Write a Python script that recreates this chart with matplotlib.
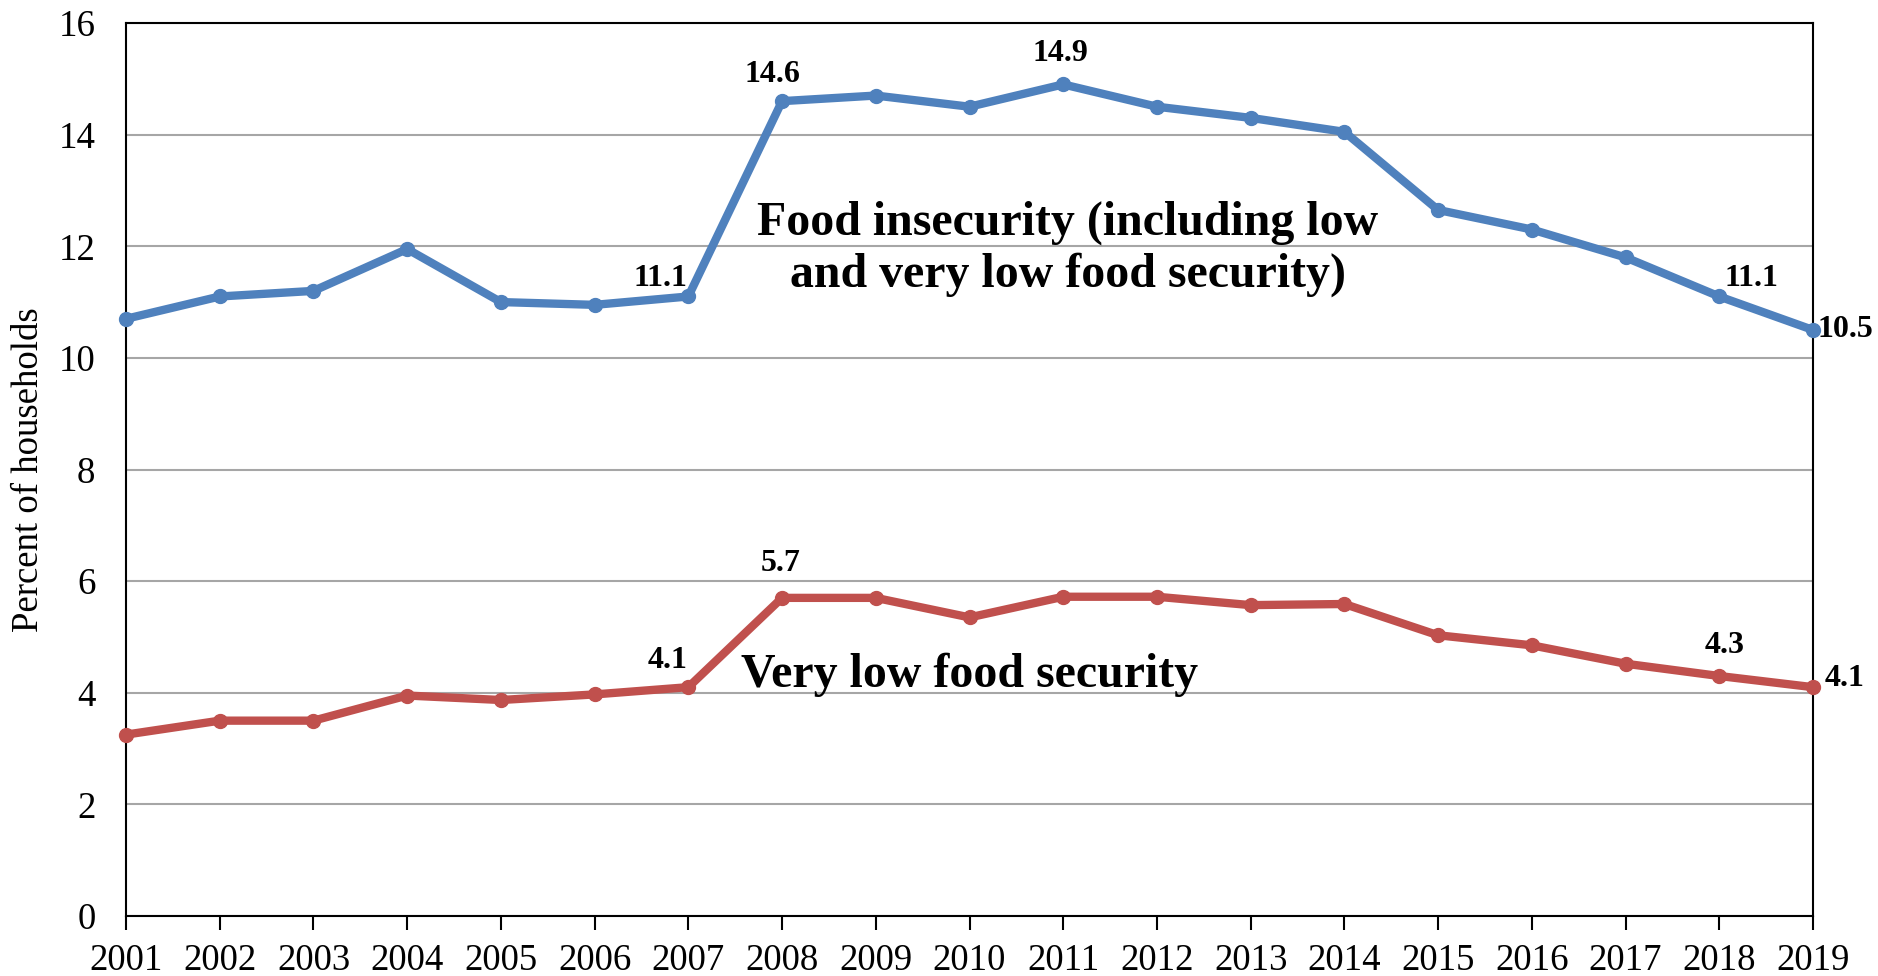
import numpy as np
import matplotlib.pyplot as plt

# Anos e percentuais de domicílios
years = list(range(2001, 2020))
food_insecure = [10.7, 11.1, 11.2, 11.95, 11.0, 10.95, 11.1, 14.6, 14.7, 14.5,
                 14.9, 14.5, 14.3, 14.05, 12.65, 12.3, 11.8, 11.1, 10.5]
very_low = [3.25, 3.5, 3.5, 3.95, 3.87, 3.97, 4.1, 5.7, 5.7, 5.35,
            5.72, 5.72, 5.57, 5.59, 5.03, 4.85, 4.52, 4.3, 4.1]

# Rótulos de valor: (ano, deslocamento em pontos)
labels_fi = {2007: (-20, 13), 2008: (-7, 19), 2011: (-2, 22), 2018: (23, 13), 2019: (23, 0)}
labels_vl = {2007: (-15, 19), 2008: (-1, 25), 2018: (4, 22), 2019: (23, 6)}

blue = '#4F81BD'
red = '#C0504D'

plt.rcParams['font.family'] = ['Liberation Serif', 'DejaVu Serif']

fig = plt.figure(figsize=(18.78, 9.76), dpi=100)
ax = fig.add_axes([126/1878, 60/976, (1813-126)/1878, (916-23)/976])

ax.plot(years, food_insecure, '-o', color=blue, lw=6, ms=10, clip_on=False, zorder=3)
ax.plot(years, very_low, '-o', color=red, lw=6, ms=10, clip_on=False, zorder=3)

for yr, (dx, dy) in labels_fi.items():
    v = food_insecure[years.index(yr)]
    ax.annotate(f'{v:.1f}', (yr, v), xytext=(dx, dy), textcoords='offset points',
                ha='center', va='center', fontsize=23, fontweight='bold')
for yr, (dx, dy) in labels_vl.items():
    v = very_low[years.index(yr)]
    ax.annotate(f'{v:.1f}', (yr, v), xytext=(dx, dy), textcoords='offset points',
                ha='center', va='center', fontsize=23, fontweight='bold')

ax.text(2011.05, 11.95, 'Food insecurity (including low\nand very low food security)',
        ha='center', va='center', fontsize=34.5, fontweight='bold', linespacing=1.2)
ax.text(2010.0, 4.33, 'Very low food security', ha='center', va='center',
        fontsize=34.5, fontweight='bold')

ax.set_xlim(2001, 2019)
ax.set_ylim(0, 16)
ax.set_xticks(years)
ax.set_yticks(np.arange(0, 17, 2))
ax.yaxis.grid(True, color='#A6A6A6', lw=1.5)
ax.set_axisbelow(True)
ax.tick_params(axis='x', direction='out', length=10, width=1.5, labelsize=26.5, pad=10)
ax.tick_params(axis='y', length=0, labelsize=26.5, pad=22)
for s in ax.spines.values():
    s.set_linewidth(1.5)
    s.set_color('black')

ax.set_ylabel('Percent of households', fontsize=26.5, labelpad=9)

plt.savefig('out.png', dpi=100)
#####
Please extract exactly the lines of the data, from the first through the line containing "60/976, (1813-126)/1878, (916-23)/976])", and add no pictures to the copy.

Write a Python script that recreates this chart with matplotlib.
import numpy as np
import matplotlib.pyplot as plt

# Anos e percentuais de domicílios
years = list(range(2001, 2020))
food_insecure = [10.7, 11.1, 11.2, 11.95, 11.0, 10.95, 11.1, 14.6, 14.7, 14.5,
                 14.9, 14.5, 14.3, 14.05, 12.65, 12.3, 11.8, 11.1, 10.5]
very_low = [3.25, 3.5, 3.5, 3.95, 3.87, 3.97, 4.1, 5.7, 5.7, 5.35,
            5.72, 5.72, 5.57, 5.59, 5.03, 4.85, 4.52, 4.3, 4.1]

# Rótulos de valor: (ano, deslocamento em pontos)
labels_fi = {2007: (-20, 13), 2008: (-7, 19), 2011: (-2, 22), 2018: (23, 13), 2019: (23, 0)}
labels_vl = {2007: (-15, 19), 2008: (-1, 25), 2018: (4, 22), 2019: (23, 6)}

blue = '#4F81BD'
red = '#C0504D'

plt.rcParams['font.family'] = ['Liberation Serif', 'DejaVu Serif']

fig = plt.figure(figsize=(18.78, 9.76), dpi=100)
ax = fig.add_axes([126/1878, 60/976, (1813-126)/1878, (916-23)/976])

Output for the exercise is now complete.